Je sais bien que cet auteur a beaucoup d’estime dans le monde, et qu’on prendra pour une espèce de témérité de ce que j’en parle comme d’un homme fort imaginatif et peu judicieux. Mais c’est principalement à cause de cette estime que j’ai entrepris d’en parler, non par une espèce d’envie ou par humeur, mais parce que l’estime qu’on fait de lui touchera davantage les esprits et leur fera faire attention aux erreurs que j’ai combattues. Il faut autant qu’on peut apporter des exemples illustres des choses qu’on dit lorsqu’elles sont de conséquence, et c’est quelquefois faire honneur à un livre que de le critiquer. Mais enfin je ne suis pas le seul qui trouve à redire dans les écrits de Sénèque ; car, sans parler de quelques illustres de ce siècle, il y a près de seize cents ans qu’un auteur très-judicieux a remarqué qu’il y avait peu d’exactitude dans sa philosophie[1], peu de discernement et de justesse dans son élocution[2], et que sa réputation était plutôt l’effet d’une ferveur et d’une inclination indiscrète de jeunes gens que d’un consentement de personnes savantes et bien sensées[3].
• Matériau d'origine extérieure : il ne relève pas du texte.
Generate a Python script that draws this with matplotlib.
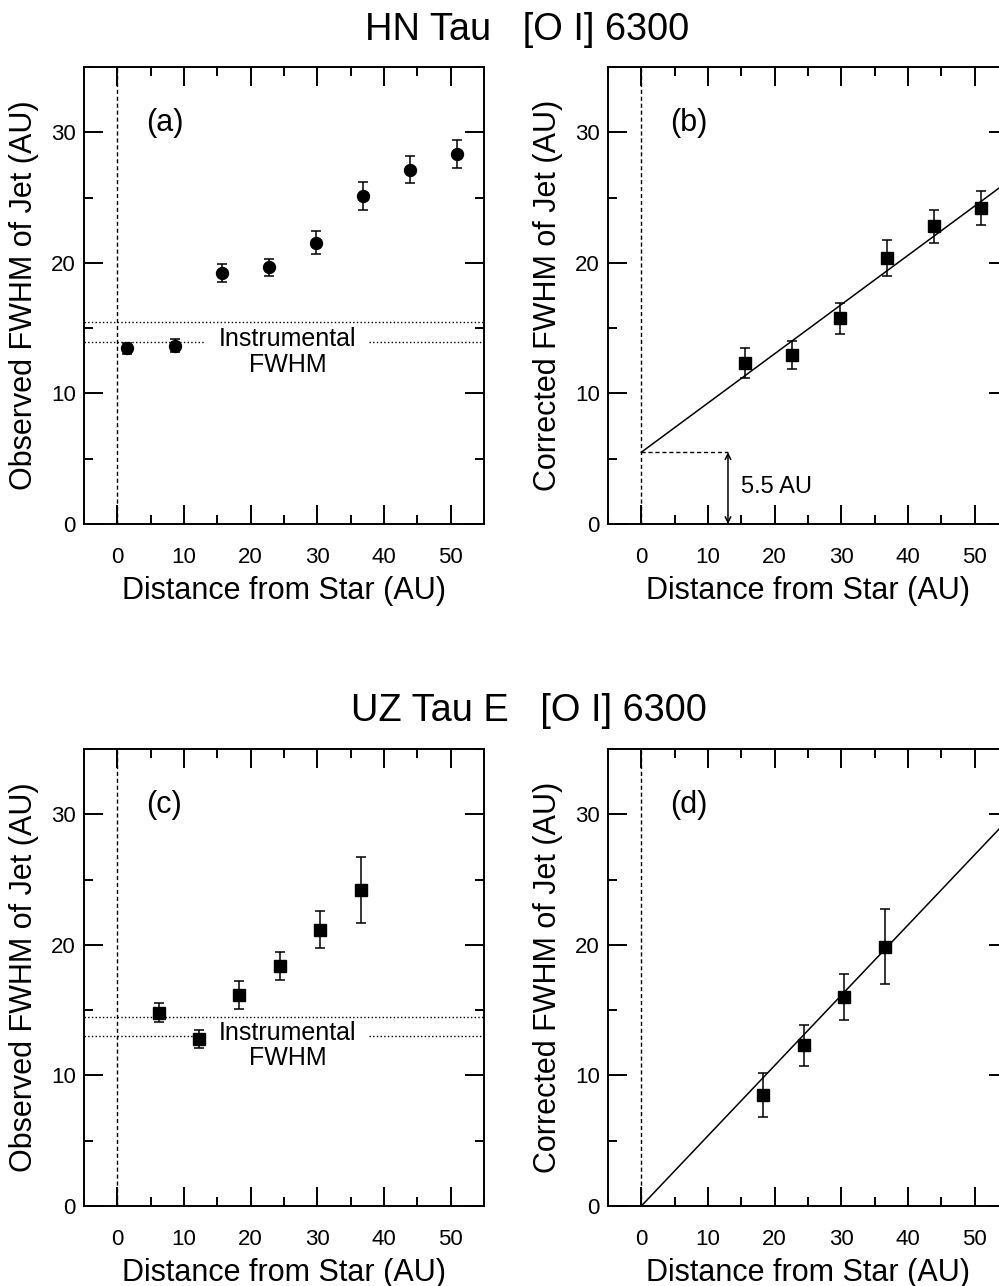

Il est inutile de combattre par des écrits publics des erreurs grossières, parce qu’elles ne sont point contagieuse. Il est ridicule d’avertir les hommes que les hypocondriaques se trompent, ils le savent assez. Mais si ceux dont ils font beaucoup d’estime se trompent, il est toujours utile de les en avertir, de peur qu’ils ne suivent leurs erreurs. Or il est visible que l’esprit de Sénèque est un esprit d’orgueil et de vanité, Ainsi, puisque l’orgueil, selon l’Écriture, est la source du péché, Inítium peccati superbia, l’esprit de Sénèque ne peut être l’esprit de l’Évangile, ni sa morale s’allier avec la morale de Jésus-Christ, laquelle seule est solide et véritable.

Il est vrai que toutes les pensées de Sénèque ne sont pas fausses ni dangereuses. Cet auteur se peut lire avec profit par ceux qui ont l’esprit juste et qui savent le fond de la morale chrétienne. De grands hommes s’en sont servis utilement, et je n’ai garde de condamner ceux qui, pour s’accommoder à la faiblesse des autres hommes qui avaient trop d’estime pour lui, ont tiré des ouvrages de cet auteur des preuves pour défendre la morale de Jésus-Christ, et pour combattre ainsi les ennemis de l’Évangile par leurs propres armes.

Il y a de bonnes choses dans l’Alcoran, et l’on trouve des prophéties véritables dans les Centuries de Nostradamus ; on se sert

  1. In Philosophie parum diligens.
  2. Velles eum suo ingenio dixisse alieno judicio.
  3. Si aliqua contempsisset. etc, consensu potius erurditorum quam puerorum amore comprobaretur. Quintilien, l. 10, ch. I.